Manusia Munafik

Beberapa hari yang lalu, gue lagi jalan di PIM dan ketemu ama temen gereja gue, Dy. Langsung deh, prosesi cipika-cipiki berlangsung di ujung eskalator Metro. Ngobrol-ngobrol sebentar, akhirnya dilanjutin di kafe terdekat.

Tiba-tiba dia nggosip kalo ternyata
di gereja gue, sekarang udah banyak cong (meminjam istilah lu ya, Fa!) nya. Walhasil, pengen tau dunk gue. Hehehehe … it’s for the sake of knowing aja ya. Kan penasaran.

[Halah … pasti maen mata deh nantinya!]
→ komentar standar yang biasa dilontarkan seseorang.

Anyway,
si Dy trus nanya-nanya ke gue.
[Kenapa sih mereka gak come out of the closet aja sih?]
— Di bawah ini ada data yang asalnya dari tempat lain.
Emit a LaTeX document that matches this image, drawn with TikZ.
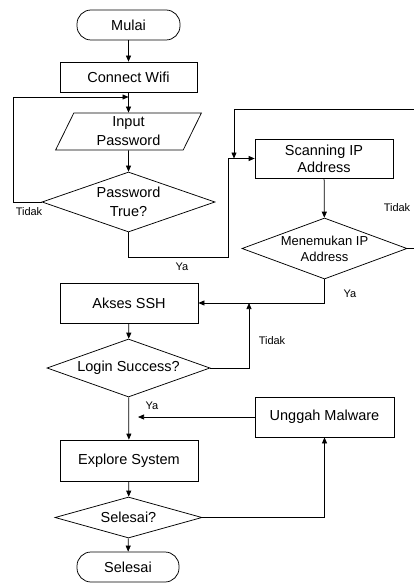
\documentclass[tikz,border=0pt]{standalone}
\usepackage{fontspec}
\setmainfont{Liberation Sans}
\usepackage{tikz}
\usetikzlibrary{shapes.geometric, arrows.meta}

\tikzset{
  base/.style={draw, line width=0.75pt, font=\fontsize{14.5}{19}\selectfont, align=center},
  terminal/.style={base, rounded corners=14pt, minimum width=103pt, minimum height=30pt},
  process/.style={base, rectangle, minimum width=138pt, minimum height=40pt},
  io/.style={base, trapezium, trapezium left angle=70, trapezium right angle=110, trapezium stretches=true, minimum width=147pt, minimum height=37pt, inner sep=0pt},
  decision/.style={base, diamond, inner sep=0pt},
  lbl/.style={font=\fontsize{11}{13}\selectfont},
  arr/.style={line width=0.75pt, -{Triangle[length=6pt,width=5pt]}}
}

\begin{document}
\begin{tikzpicture}[x=1pt,y=-1pt]
\useasboundingbox (0,0) rectangle (413,583);

\node[terminal] (start) at (128.5,25) {Mulai};
\node[process, minimum height=30pt, minimum width=137pt] (wifi) at (128.5,77) {Connect Wifi};
\node[io] (inpw) at (128.5,131.5) {Input\\Password};
\node[decision, minimum width=173pt, minimum height=60pt, label={[align=center, font=\fontsize{14.5}{19}\selectfont]center:Password\\True?}] (pwok) at (128.5,202) {};
\node[process, minimum height=39pt, font=\fontsize{14.5}{17}\selectfont] (scan) at (324,158.5) {Scanning IP\\Address};
\node[decision, minimum width=165pt, minimum height=61pt, label={[align=center, font=\fontsize{13}{16}\selectfont]center:Menemukan IP\\Address}] (found) at (324.5,248.5) {};
\node[process] (ssh) at (129,303) {Akses SSH};
\node[decision, minimum width=163pt, minimum height=58pt, label={[font=\fontsize{14.5}{19}\selectfont]center:Login Success?}] (login) at (128.5,368) {};
\node[process, minimum width=139pt] (upload) at (324.5,417) {Unggah Malware};
\node[process, minimum height=41pt] (explore) at (129,460.5) {Explore System};
\node[decision, minimum width=147pt, minimum height=41pt, label={[font=\fontsize{14.5}{19}\selectfont]center:Selesai?}] (done) at (128.5,517.5) {};
\node[terminal, minimum width=102pt] (stop) at (128,567) {Selesai};

\coordinate (loopA) at (13,97);
\coordinate (joinA) at (228,257);
\coordinate (loopB) at (416,109);
\coordinate (loopC) at (234,109);
\coordinate (joinC) at (249,303);
\coordinate (endU) at (138,417);

\draw[arr] (start) -- (wifi);
\draw[arr] (wifi) -- (inpw);
\draw[arr] (inpw) -- (pwok);
\draw[arr] (pwok.west) -| (loopA) -- (loopA -| wifi.south);
\draw[arr] (pwok.south) |- (joinA) |- (scan.west);
\draw[arr] (scan) -- (found);
\draw[arr] (found.east) -| (loopB) -- (loopC) -- (loopC |- scan.west);
\draw[arr] (found.south) |- (ssh.east);
\draw[arr] (ssh) -- (login);
\draw[arr] (login.east) -| (joinC);
\draw[arr] (login) -- (explore);
\draw[arr] (upload.west) -- (endU);
\draw[arr] (explore) -- (done);
\draw[arr] (done.east) -| (upload.south);
\draw[arr] (done) -- (stop);

\node[lbl] (t1) at (29,212) {Tidak};
\node[lbl] (y1) at (182,267) {Ya};
\node[lbl] (t2) at (397,208) {Tidak};
\node[lbl] (y2) at (350,294) {Ya};
\node[lbl] (t3) at (272,341) {Tidak};
\node[lbl] (y3) at (152,406) {Ya};
\end{tikzpicture}
\end{document}
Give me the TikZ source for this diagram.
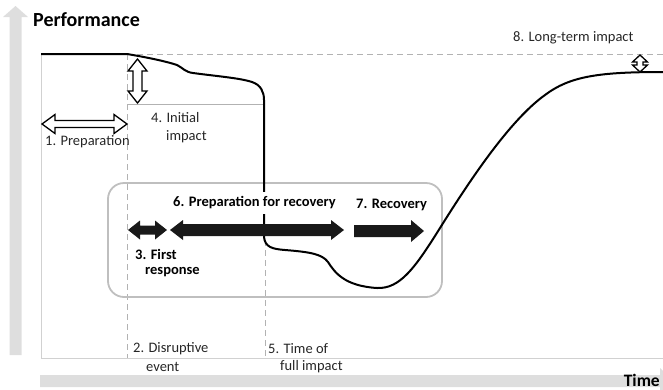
\documentclass[tikz,border=0pt]{standalone}
\usepackage{fontspec}
\setmainfont{Carlito}
\begin{document}
\begin{tikzpicture}[x=1pt,y=-1pt,
  lbl/.style={font=\fontsize{14.5}{17}\selectfont, inner sep=0pt, anchor=west, text=black!85},
  blbl/.style={lbl, font=\fontsize{14.5}{17}\selectfont\bfseries, text=black},
  axisfill/.style={fill=black!13, draw=none},
  frameline/.style={draw=black!18, line width=0.9pt},
  dashline/.style={draw=black!30, line width=0.8pt, dash pattern=on 6pt off 4pt},
  guide/.style={draw=black!30, line width=0.8pt},
  whitearrow/.style={draw=black, fill=white, line width=1.3pt, line join=miter},
  blackarrow/.style={draw=none, fill=black!90},
  perf/.style={draw=black, line width=2pt, line join=round}]
\newcommand{\harrowdbl}[7]{%
 \path[#1] (#2,#4) -- ({#2+#7},{#4-#6}) -- ({#2+#7},{#4-#5}) -- ({#3-#7},{#4-#5}) -- ({#3-#7},{#4-#6}) -- (#3,#4) -- ({#3-#7},{#4+#6}) -- ({#3-#7},{#4+#5}) -- ({#2+#7},{#4+#5}) -- ({#2+#7},{#4+#6}) -- cycle;}
\newcommand{\varrowdbl}[7]{%
 \path[#1] (#4,#2) -- ({#4-#6},{#2+#7}) -- ({#4-#5},{#2+#7}) -- ({#4-#5},{#3-#7}) -- ({#4-#6},{#3-#7}) -- (#4,#3) -- ({#4+#6},{#3-#7}) -- ({#4+#5},{#3-#7}) -- ({#4+#5},{#2+#7}) -- ({#4+#6},{#2+#7}) -- cycle;}
\newcommand{\harrowsgl}[7]{%
 \path[#1] (#2,{#4-#5}) -- ({#3-#7},{#4-#5}) -- ({#3-#7},{#4-#6}) -- (#3,#4) -- ({#3-#7},{#4+#6}) -- ({#3-#7},{#4+#5}) -- (#2,{#4+#5}) -- cycle;}
\useasboundingbox (0,0) rectangle (663,389);
\clip (0,0) rectangle (663,389);
% axes
\path[axisfill] (9.5,355) -- (9.5,17) -- (3,17) -- (15.5,6) -- (28,17) -- (21.5,17) -- (21.5,355) -- cycle;
\path[axisfill] (40,375) -- (660,375) -- (660,368) -- (673,381) -- (660,394) -- (660,387) -- (40,387) -- cycle;
% frame
\draw[frameline] (41,54) -- (41,358) -- (663,358);
% guides
\draw[dashline] (127,54) -- (663,54);
\draw[dashline] (127,54) -- (127,358);
\draw[dashline] (265,240) -- (265,358);
\draw[guide] (127,104) -- (264,104);
% rounded box
\draw[draw=black!25, line width=1.8pt, rounded corners=16pt] (108,183) rectangle (442,297);
% performance curve
\draw[perf] (41,54) -- (127,54)
  .. controls (145,57) and (165,61) .. (177,65)
  .. controls (183,68) and (185,72) .. (193,73)
  .. controls (215,76) and (240,78) .. (252,82)
  .. controls (261,85) and (264,92) .. (264,100) -- (264,237)
  .. controls (265,247) and (272,249) .. (285,250)
  .. controls (310,252) and (322,254) .. (328,262)
  .. controls (335,273) and (345,286) .. (377,288)
  .. controls (400,289) and (415,268) .. (440,228)
  .. controls (470,180) and (510,120) .. (545,95)
  .. controls (570,76) and (600,72) .. (663,72);
% white arrows
\harrowdbl{whitearrow}{42}{127}{124}{3.5}{9.5}{13}
\varrowdbl{whitearrow}{59}{103}{137.5}{4.5}{9.5}{12}
\varrowdbl{whitearrow}{55}{72}{640}{3}{7.5}{7}
% black arrows
\harrowdbl{blackarrow}{128}{167}{230}{4.5}{9.5}{12}
\harrowdbl{blackarrow}{170}{344}{230}{6}{10}{13}
\harrowsgl{blackarrow}{354}{424}{231}{6}{11}{13}
% labels
\node[blbl, font=\fontsize{20}{24}\selectfont\bfseries] (perfl) at (33,20) {Performance};
\node[blbl, anchor=base east, font=\fontsize{17.5}{21}\selectfont\bfseries] (timel) at (660,386) {Time};
\node[lbl] (l8) at (513,38) {8. Long-term impact};
\node[lbl] (l1) at (45,142) {1. Preparation};
\node[lbl] (l4a) at (151,118) {4. Initial};
\node[lbl] (l4b) at (166,137) {impact};
\node[lbl] (l2a) at (133,349) {2. Disruptive};
\node[lbl] (l2b) at (146,367) {event};
\node[lbl] (l5a) at (268,349) {5. Time of};
\node[lbl] (l5b) at (280,367) {full impact};
\node[blbl] (l3a) at (135,254) {3. First};
\node[blbl] (l3b) at (145,272) {response};
\node[blbl, fill=white, inner xsep=1pt, inner ysep=5pt] (l6) at (172,203) {6. Preparation for recovery};
\node[blbl] (l7) at (356,205) {7. Recovery};
\end{tikzpicture}
\end{document}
Ditanya kayak begini, langsung deh
gerigi-gerigi pemikiran di otak gue langsung berputar nyari jawaban.
Emang dia pikir gampang apa, to come-out? Untuk sebagian orang mungkin ya. Tapi sebagian lagi mungkin sulit ya.

Hal yang satu ini
gak pernah gampang untuk dibicarain. Orang pertama yang untuk pertama kalinya gue kasi tau who-I-really-am adalah Lis, doi-nya Bim sahabat gue dari SMP. Itupun untuk alasan yang kalo gue pikir-pikir lagi sekarang, it was truly the most idiotic and stupidest reason. Karena waktu itu gue lagi deket ama seseorang yang DULU gue naksir berat. Jadi gue rasa if it was gonna go further, I think at least I have to let one of my friend know about this. So, gue ngasih tau Lis. Untungnya Lis gak masalah. Malah dia bilang ke gue kalo dia udah lama curiga. Well, considering dia psikolog dan gue pernah di-tes gambar ama dia, ya no wonder.

Okay, one problem was solved. But, afterwards I felt terrible for not telling Bim about this. While I was telling his girlfriend, yang belum lama gue kenal waktu itu. I’ve been buddying with Bim since in the junior high, how could I not tell him about who I really am?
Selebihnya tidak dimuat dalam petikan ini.